A recurring methodological claim is that reward-model recall matters more than precision. The paper reports that high recall is most important for effective learning, whereas moderate false-positive rates are tolerable. This suggests that ProphRL is especially sensitive to missing successful imagined trajectories, because those are the key positive signals available to the policy.
6. Empirical performance, ablations, and limitations
On SimplerEnv-WidowX/BRIDGE, ProphRL improves all three VLA variants. For VLA-Adapter-0.5B, overall average success rises from 23.3 ± 2.2 to 41.0 ± 2.4 with FA-GRPO + FlowScale. For Pi0.5-3B, it rises from 38.9 ± 2.6 to 51.0 ± 1.2. For OpenVLA-OFT-7B, it rises from 25.0 ± 1.8 to 30.9 ± 0.6. These correspond to the paper’s reported 5–17% success gains on public benchmarks (Zhang et al., 25 Nov 2025).

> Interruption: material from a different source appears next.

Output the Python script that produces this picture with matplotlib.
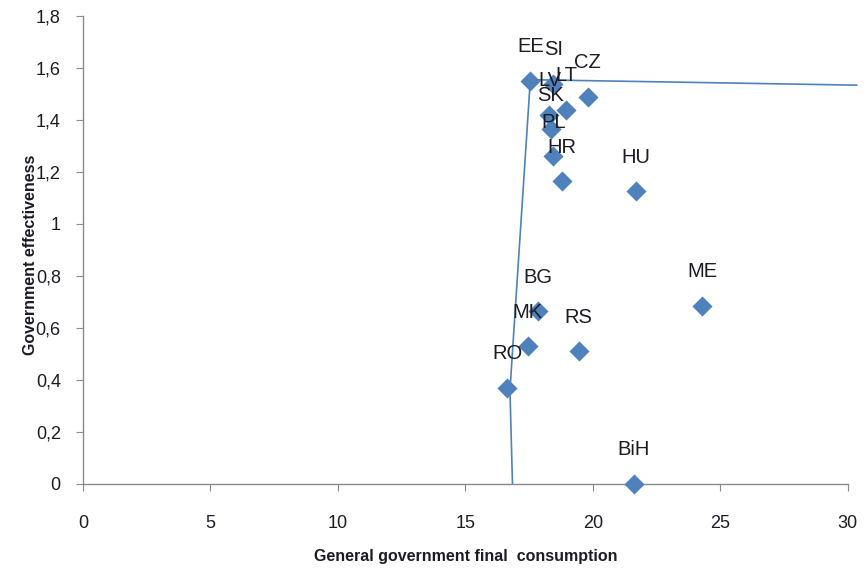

On the real UR30e robot, the gains are larger. VLA-Adapter-0.5B improves from 35.8 ± 3.1 to 60.4 ± 0.7 overall, Pi0.5-3B from 52.1 ± 3.8 to 82.1 ± 0.7, and OpenVLA-OFT-7B from 35.4 ± 0.7 to 62.9 ± 0.7. These are the source of the paper’s 24–30% gains on real robots (Zhang et al., 25 Nov 2025).
Ablations indicate that Prophet is stronger than a generic Cosmos baseline as a rollout model. For VLA-Adapter on BRIDGE, baseline SFT yields 23.3 overall success, Cosmos + FA-GRPO + FlowScale reaches 37.1, and Prophet + FA-GRPO + FlowScale reaches 41.0. In few-shot world-model fine-tuning, Cosmos-Few reaches 32.3 while Prophet-Few reaches 36.5. Additional few-shot RL results show 34.7 overall success with 10 images/task and 41.0 with 100 images/task, starting from the same 23.3 baseline.

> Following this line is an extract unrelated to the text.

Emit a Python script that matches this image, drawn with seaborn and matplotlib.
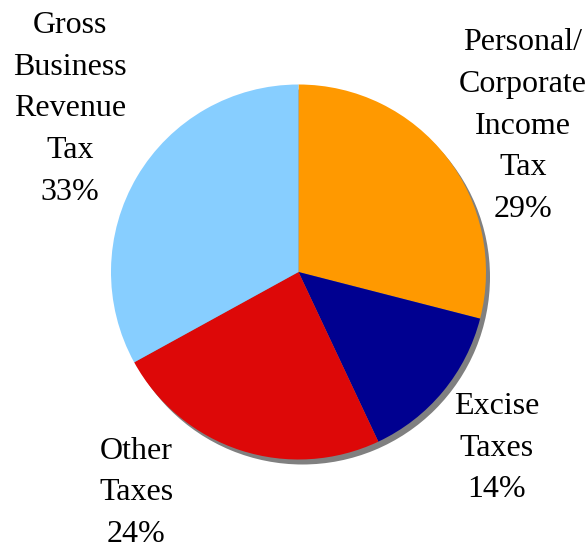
import matplotlib
matplotlib.use("Agg")
import matplotlib.pyplot as plt
import seaborn as sns

# Revenue shares by tax type
categories = ["Personal/\nCorporate\nIncome\nTax", "Excise\nTaxes", "Other\nTaxes",
              "Gross\nBusiness\nRevenue\nTax"]
shares = [29, 14, 24, 33]
colors = ["#FF9900", "#000090", "#DD0808", "#87CEFF"]

# label anchor points (pixels, y measured from the top)
label_x = [523, 497, 136, 70]
label_y = [126, 448, 493, 109]

sns.set_theme(style="white")
plt.rcParams["font.family"] = ["Liberation Serif", "DejaVu Serif"]

W, H = 587, 548
fig = plt.figure(figsize=(W / 100, H / 100), dpi=100)
ax = fig.add_axes([0, 0, 1, 1])

cx, cy, r = 298.5, H - 272, 187.5

# drop shadow
ax.pie([1], colors=["#808080"], radius=r, center=(cx + 4, cy - 5),
       wedgeprops=dict(linewidth=0), frame=True)
# slices, clockwise from twelve o'clock
ax.pie(shares, colors=colors, radius=r, center=(cx, cy), startangle=90,
       counterclock=False, wedgeprops=dict(linewidth=0), frame=True)
ax.set_xlim(0, W)
ax.set_ylim(0, H)
ax.set_aspect("equal")
ax.axis("off")

for name, val, x, y in zip(categories, shares, label_x, label_y):
    ax.text(x, H - y, f"{name}\n{val}%", ha="center", va="center",
            fontsize=23, linespacing=1.58, color="black")

fig.savefig("out.png", dpi=100)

On LIBERO, ProphRL improves over imitation but remains below RL in a strong simulator. Baseline VLA-Adapter overall success is 79.9 ± 2.2. Simulator RL with FA-GRPO + FlowScale reaches 90.1 ± 3.5, while Prophet-based RL with the same optimizer reaches 84.5 ± 1.1. The paper interprets this as evidence that world-model RL is useful when no good simulator exists, but does not outperform a high-fidelity simulator where one is available.
The paper also evaluates Prophet directly. On pretrained held-out validation, it reports, for example, PSNR 27.05, SSIM .8916, tSSIM .7666, EPE mean .2959, cosine mean .2144 on AgiBot, and PSNR 26.29, SSIM .9075, tSSIM .8639, EPE mean .1660, cosine mean .4164 on LIBERO. For BRIDGE and custom real-robot settings, Prophet is consistently reported as best or near-best on visual fidelity and strongest on action-consistency metrics such as EPE and cosine flow alignment.
Several limitations are explicit. The framework is computationally heavy because RL repeatedly queries a 2B world model. Long-horizon rollouts accumulate geometric and contact drift. Reward-model noise can degrade policy learning. Gains from world-model RL are smaller than gains from simulator RL on LIBERO. FlowScale is motivated by an approximate Gaussian rationale rather than a fully general derivation. The paper therefore presents ProphRL as a practical route to VLA post-training under constrained real-world interaction, not as a final solution to world-model bias or flow-based RL optimization.
A plausible synthesis is that ProphRL should be understood as a systems contribution rather than a single algorithmic novelty. Its significance lies in showing that a few-shot adaptable action-to-video world model, an action-level GRPO variant, and noise-schedule-aware gradient balancing can be combined into a workable RL post-training stack for modern VLAs (Zhang et al., 25 Nov 2025).